** Charts and diagrams as code **
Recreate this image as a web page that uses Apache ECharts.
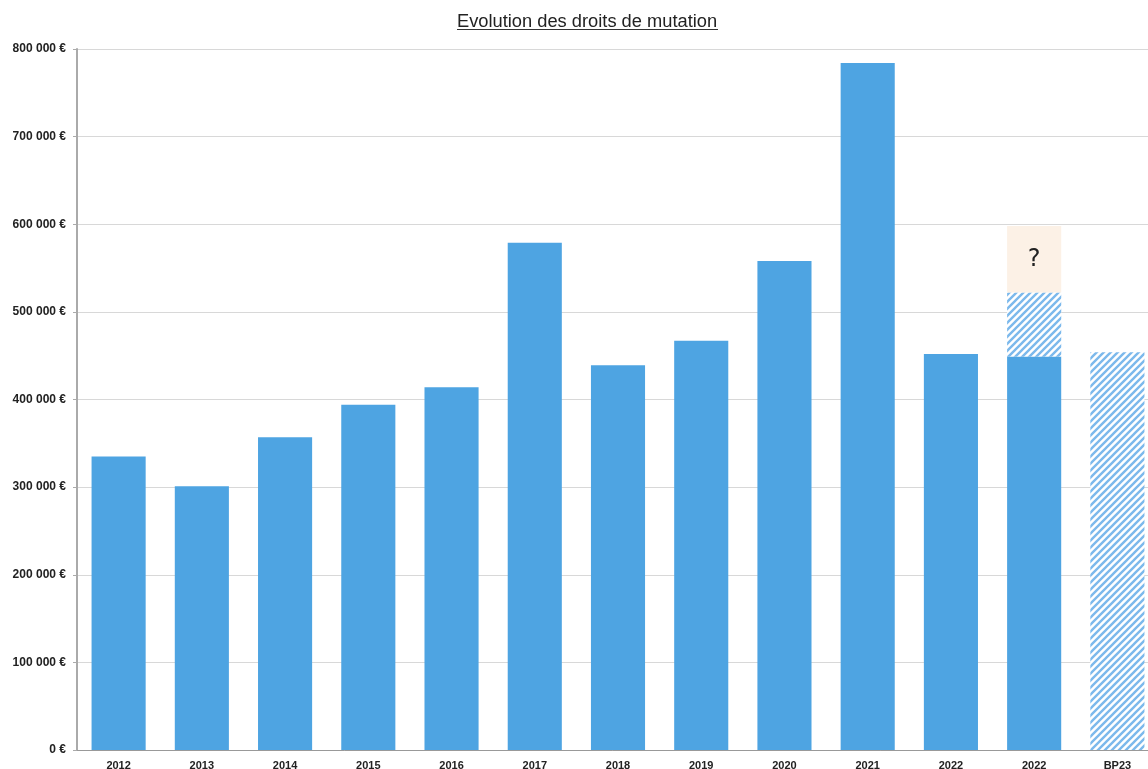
<!DOCTYPE html>
<html>
<head>
<meta charset="utf-8">
<script src="https://cdn.jsdelivr.net/npm/echarts@6/dist/echarts.min.js"></script>
<style>
  html, body { margin: 0; padding: 0; background: #ffffff; overflow: hidden; }
  #chart { width: 1148px; height: 769px; }
</style>
</head>
<body>
<div id="chart"></div>
<script>
// Droits de mutation encaissés par année (€)
const categories = ['2012', '2013', '2014', '2015', '2016', '2017', '2018', '2019', '2020', '2021', '2022', '2022', 'BP23'];
const realise = [335000, 301000, 357000, 394000, 414000, 579000, 439000, 467000, 558000, 784000, 452000, 449000, 0];
const projection = [null, null, null, null, null, null, null, null, null, null, null, 73000, 454000];
const incertitude = [null, null, null, null, null, null, null, null, null, null, null, 76000, null];
const yTicks = [0, 100000, 200000, 300000, 400000, 500000, 600000, 700000, 800000];

const BLUE = '#4ea4e2';
const HATCH = '#7cb9ec';

// Diagonal stripe fill for the projected amounts
function stripePattern() {
  const s = 7;
  const c = document.createElement('canvas');
  c.width = s; c.height = s;
  const g = c.getContext('2d');
  g.fillStyle = '#ffffff';
  g.fillRect(0, 0, s, s);
  g.strokeStyle = HATCH;
  g.lineWidth = 2.4;
  g.beginPath();
  g.moveTo(-1, s + 1); g.lineTo(s + 1, -1);
  g.moveTo(-1, 1); g.lineTo(1, -1);
  g.moveTo(s - 1, s + 1); g.lineTo(s + 1, s - 1);
  g.stroke();
  return c;
}

function formatEuro(v) {
  if (v === 0) return '0 €';
  return String(v).replace(/\B(?=(\d{3})+(?!\d))/g, ' ') + ' €';
}

const chart = echarts.init(document.getElementById('chart'), null, { renderer: 'canvas' });

chart.setOption({
  animation: false,
  backgroundColor: '#ffffff',
  title: {
    text: 'Evolution des droits de mutation',
    left: 452,
    top: 8,
    textStyle: { fontFamily: 'Liberation Sans, Arial, sans-serif', fontSize: 18.3, fontWeight: 'normal', color: '#222' }
  },
  graphic: [{
    type: 'line',
    shape: { x1: 457, y1: 29.5, x2: 718, y2: 29.5 },
    style: { stroke: '#333', lineWidth: 1.2 }
  }],
  // the last band runs past the right edge, so the grid is not fitted to the container
  grid: { left: 77, top: 49, width: 1082, height: 701, outerBoundsMode: 'none', containLabel: false },
  xAxis: {
    type: 'category',
    data: categories,
    axisLine: { show: true, lineStyle: { color: '#999', width: 1 } },
    axisTick: { show: false },
    axisLabel: {
      interval: 0,
      margin: 10,
      fontFamily: 'Liberation Sans, Arial, sans-serif',
      fontSize: 11, fontWeight: 'bold', color: '#222'
    }
  },
  yAxis: {
    type: 'value',
    min: 0, max: 800000, interval: 100000,
    axisLine: { show: true, lineStyle: { color: '#aaa', width: 2 } },
    axisTick: { show: true, length: 4, lineStyle: { color: '#aaa' } },
    splitLine: { show: true, lineStyle: { color: '#d8d8d8', width: 1 } },
    axisLabel: {
      margin: 11,
      fontFamily: 'Liberation Sans, Arial, sans-serif',
      fontSize: 12, fontWeight: 'bold', color: '#222',
      formatter: function (v) { return yTicks.indexOf(v) >= 0 ? formatEuro(v) : ''; }
    }
  },
  series: [
    {
      name: 'Réalisé',
      type: 'bar',
      stack: 'dmto',
      barWidth: '65%',
      data: realise,
      itemStyle: { color: BLUE }
    },
    {
      name: 'Projection',
      type: 'bar',
      stack: 'dmto',
      data: projection,
      itemStyle: { color: { image: stripePattern(), repeat: 'repeat' } }
    },
    {
      name: 'Incertitude',
      type: 'bar',
      stack: 'dmto',
      data: incertitude,
      itemStyle: { color: '#fcf1e6' },
      label: {
        show: true,
        position: 'inside',
        formatter: '?',
        fontFamily: 'DejaVu Sans, sans-serif',
        fontSize: 24,
        color: '#222'
      }
    }
  ]
});
</script>
</body>
</html>
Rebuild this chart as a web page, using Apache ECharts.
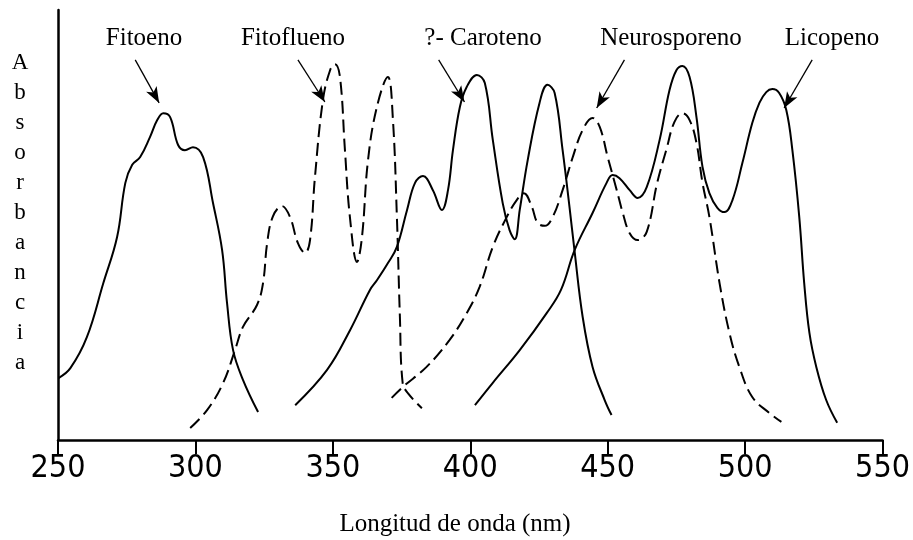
<!DOCTYPE html>
<html>
<head>
<meta charset="utf-8">
<script src="https://cdn.jsdelivr.net/npm/echarts@6/dist/echarts.min.js"></script>
<style>
html,body{margin:0;padding:0;background:#fff;}
#chart{width:913px;height:540px;}
</style>
</head>
<body>
<div id="chart"></div>
<script>
// Wavelength (nm) ticks
const xTicks = [250, 300, 350, 400, 450, 500, 550];
const seriesNames = ['Fitoeno', 'Fitoflueno', '?- Caroteno', 'Neurosporeno', 'Licopeno'];

// [wavelength nm, relative absorbance]
const fitoeno = [
  [250.2,14.4],[254.5,16.7],[260.5,23.9],[266.5,36.5],[271.5,47.2],[274.5,59.8],
  [277.0,64.0],[279.9,65.8],[283.5,70.5],[286.1,74.4],[288.3,76.0],[290.8,75.1],
  [293.7,68.6],[296.2,67.4],[299.1,68.1],[302.8,65.8],[306.4,55.1],[309.7,44.2],
  [311.5,31.9],[313.7,20.9],[317.3,14.0],[322.8,6.5]
];
const fitoflueno = [
  [298.1,2.8],[304.3,7.0],[310.1,13.3],[314.4,20.9],[317.3,26.3],[322.4,31.4],
  [324.6,36.5],[326.1,45.8],[328.2,52.0],[331.5,54.4],[334.4,51.9],[337.3,45.8],
  [339.9,43.5],[341.7,46.5],[343.5,61.2],[346.4,79.1],[349.0,86.0],[350.8,87.4],
  [352.6,84.4],[354.4,67.4],[356.2,51.9],[358.8,41.4],[360.6,47.2],[362.8,65.1],
  [366.0,77.4],[370.0,84.4],[371.8,75.1],[373.3,51.9],[374.4,28.6],[375.4,13.3],
  [377.3,10.9],[382.4,7.4]
];
const zCaroteno = [
  [336.3,8.1],[347.9,16.3],[356.3,25.6],[363.5,34.9],[366.1,37.2],[370.1,41.2],
  [373.3,44.9],[377.0,53.5],[379.9,59.8],[382.8,61.4],[386.4,58.1],[389.7,53.5],
  [391.9,58.1],[393.7,67.4],[396.2,77.4],[398.7,82.1],[402.4,84.9],[405.3,83.0],
  [408.2,69.8],[411.8,55.1],[414.3,48.8],[416.2,46.7],[418.0,53.5],[420.9,65.1],
  [425.2,78.4],[428.1,82.6],[430.7,80.7],[433.6,67.4],[436.1,54.2],[437.9,44.2],
  [440.9,28.6],[444.5,17.0],[448.9,9.3],[451.4,5.8]
];
const neurosporeno = [
  [371.4,9.8],[375.4,12.3],[384.1,17.0],[392.5,23.3],[398.7,29.5],[403.4,35.6],
  [408.2,44.9],[413.3,51.9],[416.9,55.8],[419.5,57.4],[422.4,54.2],[424.5,50.5],
  [427.1,49.8],[430.0,51.9],[433.6,58.1],[437.3,65.8],[440.9,72.1],[444.5,74.9],
  [447.1,72.8],[450.0,65.8],[453.3,58.1],[455.5,52.8],[458.0,48.1],[460.9,46.5],
  [464.2,48.4],[468.0,59.8],[471.3,67.4],[474.3,74.0],[477.2,76.0],[479.8,74.4],
  [482.3,69.1],[484.5,59.8],[487.0,51.9],[490.7,36.5],[494.3,24.9],[497.9,17.0],
  [502.6,10.0],[508.8,6.3],[513.2,4.2]
];
const licopeno = [
  [401.7,8.1],[408.2,13.3],[418.0,20.9],[427.8,29.5],[433.0,34.9],[438.0,44.2],
  [444.5,52.8],[449.6,59.8],[451.8,61.6],[454.3,60.9],[458.0,58.1],[460.9,56.3],
  [464.2,58.8],[468.9,69.8],[472.5,81.4],[475.0,86.0],[477.2,87.0],[479.8,84.4],
  [482.3,75.1],[484.5,63.5],[487.0,57.4],[489.9,54.0],[492.5,53.0],[495.4,55.8],
  [499.0,64.4],[502.6,73.7],[505.2,78.4],[507.7,80.9],[509.9,81.6],[512.4,80.7],
  [515.0,76.7],[517.2,67.4],[519.7,51.9],[521.5,36.5],[523.4,24.9],[525.9,17.0],
  [529.5,9.3],[533.5,4.0]
];
// Arrow annotations: [label x, label y] -> [tip x, tip y] in data units
const arrows = [
  [[278.1,88.4],[286.8,78.4]],
  [[337.3,88.4],[347.1,78.6]],
  [[388.5,88.4],[397.9,78.6]],
  [[456.1,88.4],[446.0,77.2]],
  [[524.4,88.4],[514.2,77.2]]
];
const labelPos = [[144,38],[293,38],[483,38],[671,38],[832,38]];
const yLetters = ['A','b','s','o','r','b','a','n','c','i','a'];

const chart = echarts.init(document.getElementById('chart'), null, {renderer:'canvas'});

const solid = {color:'#000', width:2, type:'solid'};
const dashed = {color:'#000', width:2, type:[13,6]};

function mkSeries(name, data, style){
  return {
    name, type:'line', data, smooth:0.4, showSymbol:false, symbol:'none',
    lineStyle:style, animation:false, z:2
  };
}
const seriesList = [
  mkSeries(seriesNames[0], fitoeno, solid),
  mkSeries(seriesNames[1], fitoflueno, dashed),
  mkSeries(seriesNames[2], zCaroteno, solid),
  mkSeries(seriesNames[3], neurosporeno, dashed),
  mkSeries(seriesNames[4], licopeno, solid)
];
seriesList[0].markLine = {
  silent:true, animation:false,
  symbol:['none','arrow'], symbolSize:[9,16],
  lineStyle:{color:'#000', width:1.3, type:'solid'},
  label:{show:false},
  data: arrows.map(a => [{coord:a[0]},{coord:a[1]}])
};

const graphics = [];
seriesNames.forEach((n,i)=>{
  graphics.push({type:'text', x:labelPos[i][0], y:labelPos[i][1],
    style:{text:n, font:'25px "Liberation Serif"', fill:'#000', textAlign:'center', textVerticalAlign:'middle'}});
});
yLetters.forEach((c,i)=>{
  graphics.push({type:'text', x:20, y:63 + i*30,
    style:{text:c, font:'23px "Liberation Serif"', fill:'#000', textAlign:'center', textVerticalAlign:'middle'}});
});
graphics.push({type:'text', x:455, y:524,
  style:{text:'Longitud de onda (nm)', font:'25px "Liberation Serif"', fill:'#000', textAlign:'center', textVerticalAlign:'middle'}});

chart.setOption({
  backgroundColor:'#fff',
  animation:false,
  grid:{left:58, right:30, top:10, bottom:100, containLabel:false},
  xAxis:{
    type:'value', min:250, max:550, interval:50,
    axisLine:{show:true, onZero:false, lineStyle:{color:'#000', width:2.5}},
    axisTick:{show:true, inside:false, length:14, lineStyle:{color:'#000', width:2}},
    axisLabel:{show:true, color:'#000', margin:13, fontFamily:'"DejaVu Sans Condensed", sans-serif', fontSize:32,
      formatter:(v)=> xTicks.includes(v) ? String(v) : ''},
    splitLine:{show:false}
  },
  yAxis:{
    type:'value', min:0, max:100,
    axisLine:{show:true, lineStyle:{color:'#000', width:2.5}},
    axisTick:{show:false}, axisLabel:{show:false}, splitLine:{show:false}
  },
  series: seriesList,
  graphic: graphics
});
</script>
</body>
</html>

** DIRECTIVE **
Leave out the pictures and restate, word for word, the lines from the top of the data through the line containing "const HATCH = '#7cb9ec';", both included.

** ANSWER TO THE EXERCISE **
Recreate this image as a web page that uses Apache ECharts.
<!DOCTYPE html>
<html>
<head>
<meta charset="utf-8">
<script src="https://cdn.jsdelivr.net/npm/echarts@6/dist/echarts.min.js"></script>
<style>
  html, body { margin: 0; padding: 0; background: #ffffff; overflow: hidden; }
  #chart { width: 1148px; height: 769px; }
</style>
</head>
<body>
<div id="chart"></div>
<script>
// Droits de mutation encaissés par année (€)
const categories = ['2012', '2013', '2014', '2015', '2016', '2017', '2018', '2019', '2020', '2021', '2022', '2022', 'BP23'];
const realise = [335000, 301000, 357000, 394000, 414000, 579000, 439000, 467000, 558000, 784000, 452000, 449000, 0];
const projection = [null, null, null, null, null, null, null, null, null, null, null, 73000, 454000];
const incertitude = [null, null, null, null, null, null, null, null, null, null, null, 76000, null];
const yTicks = [0, 100000, 200000, 300000, 400000, 500000, 600000, 700000, 800000];

const BLUE = '#4ea4e2';
const HATCH = '#7cb9ec';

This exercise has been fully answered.